WRITTEN REQUEST:
Copy each line in the data that includes the word "chart".

——

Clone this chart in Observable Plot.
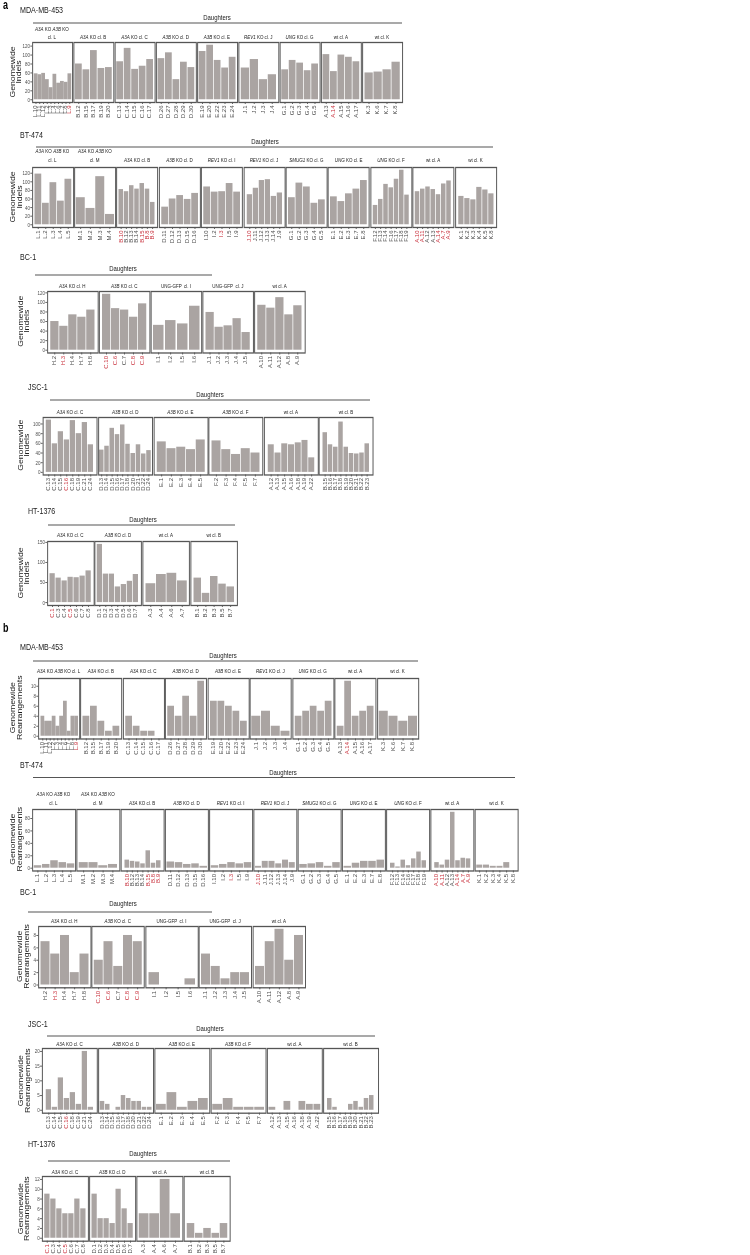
<!DOCTYPE html>
<html><head><meta charset="utf-8">
<script src="https://cdn.jsdelivr.net/npm/d3@7"></script>
<script src="https://cdn.jsdelivr.net/npm/@observablehq/plot@0.6"></script>
<style>
html,body{margin:0;padding:0;background:#fff;overflow:hidden;width:750px;height:1255px;}
#root{position:absolute;left:0;top:0;height:1255px;transform-origin:0 0;}
.panel{position:absolute;}
.panel svg{overflow:visible;display:block;}
#overlay{position:absolute;left:0;top:0;pointer-events:none;overflow:visible;}
</style></head><body><div id="root"></div><script>
// ---------------- DATA ----------------
// MDA-MB-453
const mdaClonesIndel = ["A3A KO A3B KO\ncl. L","A3A KO cl. B","A3A KO cl. C","A3B KO cl. D","A3B KO cl. E","REV1 KO cl. J","UNG KO cl. G","wt cl. A","wt cl. K"];
const mdaClonesRearr = ["A3A KO A3B KO cl. L","A3A KO cl. B","A3A KO cl. C","A3B KO cl. D","A3B KO cl. E","REV1 KO cl. J","UNG KO cl. G","wt cl. A","wt cl. K"];
const mdaSamples = [["L.10","L.11","L.12","L.2","L.3","L.4","L.6","L.7","L.8","L.9"],["B.12","B.15","B.17","B.19","B.20"],["C.13","C.14","C.15","C.16","C.17"],["D.26","D.27","D.28","D.29","D.30"],["E.19","E.20","E.22","E.23","E.24"],["J.1","J.2","J.3","J.4"],["G.1","G.2","G.3","G.4","G.5"],["A.13","A.14","A.15","A.16","A.17"],["K.3","K.6","K.7","K.8"]];
const mdaIndels = [[58,56,59,45,27,57,37,41,39,58],[80,67,110,70,72],[85,115,68,75,90],[92,105,45,84,72],[108,122,88,71,95],[71,90,45,56],[67,88,82,65,80],[101,63,100,95,85],[60,62,67,84]];
const mdaRearr = [[4,3,3,4,2,4,7,1,4,4],[4,6,3,1,2],[4,2,1,1,0],[6,4,8,4,11],[7,7,6,5,3],[4,5,2,1],[4,5,6,5,7],[2,11,4,5,6],[5,4,3,4]];
const mdaRed = ["L.9","A.14"];

// BT-474
const btClones = ["A3A KO A3B KO\ncl. L","A3A KO A3B KO\ncl. M","A3A KO cl. B","A3B KO cl. D","REV1 KO cl. I","REV1 KO cl. J","SMUG1 KO cl. G","UNG KO cl. E","UNG KO cl. F","wt cl. A","wt cl. K"];
const btSamples = [["L.1","L.2","L.3","L.4","L.5"],["M.1","M.2","M.3","M.4"],["B.10","B.12","B.13","B.14","B.15","B.8","B.9"],["D.11","D.12","D.13","D.15","D.16"],["I.10","I.2","I.3","I.5","I.9"],["J.10","J.11","J.12","J.13","J.14","J.9"],["G.1","G.2","G.3","G.4","G.5"],["E.1","E.2","E.3","E.7","E.8"],["F.12","F.13","F.14","F.16","F.17","F.18","F.19"],["A.10","A.11","A.12","A.13","A.14","A.7","A.9"],["K.1","K.2","K.3","K.4","K.5","K.8"]];
const btIndels = [[118,50,98,55,106],[63,38,112,24],[82,77,91,83,96,83,52],[41,60,68,59,73],[88,76,77,96,76],[70,85,103,105,66,74],[63,97,88,50,58],[65,54,72,83,103],[45,59,94,86,106,127,69],[77,83,88,82,70,95,102],[66,61,58,87,81,72]];
const btRearr = [[4,6,12,9,7],[9,9,4,6],[13,11,10,7,28,8,12],[10,9,6,7,3],[4,6,9,7,9],[3,11,11,7,13,9],[6,7,9,3,9],[3,8,11,11,13],[8,2,13,4,15,26,12],[9,5,13,90,12,16,15],[5,5,3,3,9,0]];
const btRed = ["B.10","B.15","B.8","B.9","I.3","J.10","A.10","A.11","A.14","A.7","A.9"];

// BC-1
const bcClones = ["A3A KO cl. H","A3B KO cl. C","UNG-GFP  cl. I","UNG-GFP  cl. J","wt cl. A"];
const bcSamples = [["H.2","H.3","H.4","H.7","H.8"],["C.10","C.6","C.7","C.8","C.9"],["I.1","I.2","I.5","I.6"],["J.1","J.2","J.3","J.4","J.5"],["A.10","A.11","A.12","A.8","A.9"]];
const bcIndels = [[60,50,74,69,84],[117,87,84,69,97],[52,62,55,92],[79,48,51,66,37],[94,88,110,74,93]];
const bcRearr = [[7,5,8,2,5],[4,7,3,8,7],[2,0,0,1],[5,3,1,2,2],[3,7,9,4,8]];
const bcRed = ["H.3","C.10","C.6","C.8","C.9"];

// JSC-1
const jscClones = ["A3A KO cl. C","A3B KO cl. D","A3B KO cl. E","A3B KO cl. F","wt cl. A","wt cl. B"];
const jscSamples = [["C.13","C.14","C.15","C.16","C.18","C.19","C.21","C.24"],["D.13","D.14","D.15","D.16","D.17","D.18","D.20","D.21","D.22","D.24"],["E.1","E.2","E.3","E.4","E.5"],["F.2","F.3","F.4","F.5","F.7"],["A.12","A.13","A.15","A.16","A.18","A.19","A.22"],["B.15","B.16","B.17","B.18","B.19","B.20","B.21","B.22","B.23"]];
const jscIndels = [[108,59,84,67,107,80,103,57],[46,54,91,78,98,58,39,57,38,45],[63,49,52,47,67],[65,47,37,49,40],[57,40,59,57,61,66,30],[82,57,52,104,52,39,38,40,59]];
const jscRearr = [[7,1,11,4,6,2,20,1],[3,2,0,1,5,4,3,3,1,1],[2,6,1,3,4],[2,4,1,1,1],[1,0,3,0,3,2,2],[4,1,0,0,2,3,1,4,5]];
const jscRed = ["C.16"];

// HT-1376
const htClones = ["A3A KO cl. C","A3B KO cl. D","wt cl. A","wt cl. B"];
const htSamples = [["C.1","C.3","C.4","C.5","C.6","C.7","C.8"],["D.1","D.2","D.3","D.4","D.5","D.6","D.7"],["A.3","A.4","A.6","A.7"],["B.1","B.2","B.3","B.5","B.7"]];
const htIndels = [[72,61,54,63,62,66,79],[145,71,71,39,45,53,70],[47,70,73,54],[61,23,65,46,39]];
const htRearr = [[9,8,6,5,5,8,6],[9,4,4,3,10,6,3],[5,5,12,5],[3,1,2,1,3]];
const htRed = ["C.1","C.5"];

// tick labels
const ticksIndel120 = [0,20,40,60,80,100,120];
const ticksIndel100 = [0,20,40,60,80,100];
const ticksIndel150 = [0,50,100,150];
const ticksRearrMda = [0,2,4,6,8,10];
const ticksRearrBt = [0,20,40,60,80];
const ticksRearrBc = [0,2,4,6,8];
const ticksRearrJsc = [0,5,10,15,20];
const ticksRearrHt = [0,2,4,6,8,10,12];

const yLabelIndels = ["Genomewide","Indels"];
const yLabelRearr = ["Genomewide","Rearrangements"];

// ---------------- LAYOUT ----------------
const S = 0.75; // horizontal compression of the original figure
const W = 750 / S, H = 1255;
const FONT = "'Liberation Sans', Arial, Helvetica, sans-serif";
const BAR = "#aaa4a2", RED = "#c9303c", INK = "#1a1a1a", AXIS = "#4d4d4d", FRAME = "#555555";

const cells = {
  mda: {samples: mdaSamples, indels: mdaIndels, rearr: mdaRearr, red: mdaRed, lblI: mdaClonesIndel, lblR: mdaClonesRearr},
  bt:  {samples: btSamples, indels: btIndels, rearr: btRearr, red: btRed, lblI: btClones, lblR: btClones},
  bc:  {samples: bcSamples, indels: bcIndels, rearr: bcRearr, red: bcRed, lblI: bcClones, lblR: bcClones},
  jsc: {samples: jscSamples, indels: jscIndels, rearr: jscRearr, red: jscRed, lblI: jscClones, lblR: jscClones},
  ht:  {samples: htSamples, indels: htIndels, rearr: htRearr, red: htRed, lblI: htClones, lblR: htClones}
};

const rows = [
  {key:"mda", m:"I", title:"MDA-MB-453", tx:20, ty:13,  dx:217, dy:20,  l1:33, l2:402, ly:23,  fy:39.5, top:42,  bot:102, x0:32, x1:402, ylx:15.5, ticks:ticksIndel120},
  {key:"bt",  m:"I", title:"BT-474",     tx:20, ty:138, dx:265, dy:144.5, l1:36, l2:493, ly:147, fy:162, top:167, bot:227, x0:32, x1:496, ylx:16, ticks:ticksIndel120},
  {key:"bc",  m:"I", title:"BC-1",       tx:20, ty:260, dx:123, dy:271, l1:35, l2:212, ly:275, fy:288.5, top:290.5, bot:352, x0:47, x1:305, ylx:23.5, ticks:ticksIndel120},
  {key:"jsc", m:"I", title:"JSC-1",      tx:28, ty:390, dx:210, dy:397, l1:50, l2:370, ly:400, fy:414, top:416.5, bot:474, x0:43, x1:373, ylx:23.5, ticks:ticksIndel100},
  {key:"ht",  m:"I", title:"HT-1376",    tx:28, ty:514, dx:143, dy:522, l1:48, l2:235, ly:525, fy:537, top:541, bot:605, x0:47, x1:237, ylx:23.5, ticks:ticksIndel150},
  {key:"mda", m:"R", title:"MDA-MB-453", tx:20, ty:650, dx:223, dy:658, l1:33, l2:418, ly:661, fy:673.5, top:677.5, bot:738, x0:38, x1:418, ylx:16, ticks:ticksRearrMda},
  {key:"bt",  m:"R", title:"BT-474",     tx:20, ty:768.5, dx:283, dy:775, l1:33, l2:515, ly:777.5, fy:805, top:808.5, bot:870, x0:32, x1:518, ylx:16, ticks:ticksRearrBt},
  {key:"bc",  m:"R", title:"BC-1",       tx:20, ty:895, dx:123, dy:906, l1:28, l2:212, ly:912, fy:923.5, top:925.7, bot:987, x0:38, x1:305, ylx:23, ticks:ticksRearrBc},
  {key:"jsc", m:"R", title:"JSC-1",      tx:28, ty:1027, dx:210, dy:1031.5, l1:47, l2:375, ly:1036, fy:1046, top:1048.3, bot:1113, x0:42, x1:378, ylx:24, ticks:ticksRearrJsc},
  {key:"ht",  m:"R", title:"HT-1376",    tx:28, ty:1147, dx:143, dy:1156, l1:48, l2:230, ly:1161, fy:1174, top:1176.3, bot:1241, x0:42, x1:230, ylx:23.5, ticks:ticksRearrHt}
];

// ---------------- RENDER ----------------
const root = document.getElementById("root");
root.style.width = W + "px";
root.style.transform = `scaleX(${S})`;

const NS = "http://www.w3.org/2000/svg";
function el(tag, attrs, parent) {
  const e = document.createElementNS(NS, tag);
  for (const k in attrs) e.setAttribute(k, attrs[k]);
  if (parent) parent.appendChild(e);
  return e;
}
function richText(t, str) {
  const parts = str.split(/(A3A|A3B|REV1|SMUG1|UNG)(?= KO)/);
  parts.forEach((p, i) => {
    if (!p) return;
    const ts = el("tspan", {}, t);
    if (i % 2 === 1) ts.setAttribute("font-style", "italic");
    ts.textContent = p;
  });
}

function drawPanel(samples, values, red, ticks, dom, first, left, top, w, h) {
  const ML = first ? 18 : 1, MR = 1, MT = 1, MB = 26;
  const data = samples.map((s, i) => ({s, v: values[i]}));
  const chart = Plot.plot({
    width: ML + w + MR, height: MT + h + MB,
    marginLeft: ML, marginRight: MR, marginTop: MT, marginBottom: MB,
    style: {fontSize: "6px", fontFamily: FONT, color: AXIS, background: "transparent", overflow: "visible"},
    x: {domain: samples, paddingInner: 0.1, paddingOuter: 0.15, tickRotate: -90, tickSize: 2, tickPadding: 1, label: null},
    y: {domain: dom, ticks: ticks, tickSize: 2.6, tickPadding: 1, label: null, axis: first ? "left" : null},
    marks: [
      Plot.barY(data, {x: "s", y: "v", fill: BAR}),
      Plot.frame({stroke: FRAME, strokeWidth: 1.3})
    ]
  });
  const redSet = new Set(red);
  chart.querySelectorAll("text").forEach(t => {
    if (redSet.has(t.textContent.trim())) { t.setAttribute("fill", RED); t.style.fill = RED; }
  });
  const div = document.createElement("div");
  div.className = "panel";
  div.style.left = (left - ML) + "px";
  div.style.top = (top - MT) + "px";
  div.style.width = (ML + w + MR) + "px";
  div.appendChild(chart);
  root.appendChild(div);
}

rows.forEach(r => {
  const c = cells[r.key];
  const vals = r.m === "I" ? c.indels : c.rearr;
  const n = c.samples.length;
  const gap = 1.3;
  const pw = (r.x1 - r.x0 - gap * (n - 1)) / n;
  const M = d3.max(vals.flat());
  const dom = [-0.05 * M, 1.05 * M];
  c.samples.forEach((smp, i) => {
    const left = r.x0 + i * (pw + gap);
    drawPanel(smp, vals[i], c.red, r.ticks, dom, i === 0, left / S, r.top, pw / S, r.bot - r.top);
  });
});

// overlay with titles, headers, facet strips, axis titles
const ov = el("svg", {id: "overlay", width: W, height: H, viewBox: `0 0 ${W} ${H}`});
root.appendChild(ov);
ov.style.fontFamily = FONT;

function txt(x, y, s, size, opts = {}) {
  const t = el("text", {x, y, "font-size": size, fill: opts.fill || INK, "text-anchor": opts.anchor || "start"}, ov);
  if (opts.weight) t.setAttribute("font-weight", opts.weight);
  t.style.whiteSpace = "pre";
  if (opts.rich) richText(t, s); else t.textContent = s;
  if (opts.transform) t.setAttribute("transform", opts.transform);
  return t;
}

txt(3 / S, 9, "a", 12, {weight: "bold", fill: "#000"});
txt(3 / S, 632, "b", 12, {weight: "bold", fill: "#000"});

rows.forEach(r => {
  const c = cells[r.key];
  const labels = r.m === "I" ? c.lblI : c.lblR;
  const n = c.samples.length;
  const gap = 1.3;
  const pw = (r.x1 - r.x0 - gap * (n - 1)) / n;
  txt(r.tx / S, r.ty, r.title, 9.5);
  txt(r.dx / S, r.dy, "Daughters", 8, {anchor: "middle"});
  el("line", {x1: r.l1 / S, x2: r.l2 / S, y1: r.ly, y2: r.ly, stroke: FRAME, "stroke-width": 1.1}, ov);
  labels.forEach((lab, i) => {
    const cx = (r.x0 + i * (pw + gap) + pw / 2) / S;
    const lines = lab.split("\n");
    lines.forEach((ln, j) => {
      const y = r.fy - (lines.length - 1 - j) * 8.5;
      txt(cx, y, ln, 6, {anchor: "middle", rich: true});
    });
  });
  // y axis title
  const yl = r.m === "I" ? yLabelIndels : yLabelRearr;
  const cy = (r.top + r.bot) / 2;
  const cx = r.ylx / S;
  const fs = 8.7, LH = 8.8;
  yl.forEach((ln, j) => {
    const x = cx + (j - (yl.length - 1) / 2) * LH + fs * 0.36;
    txt(x, cy, ln, fs, {anchor: "middle", fill: INK, transform: `rotate(-90 ${x} ${cy})`});
  });
});
</script></body></html>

——

TASK ANSWER:
Clone this chart in Observable Plot.
  const chart = Plot.plot({
  chart.querySelectorAll("text").forEach(t => {
  div.appendChild(chart);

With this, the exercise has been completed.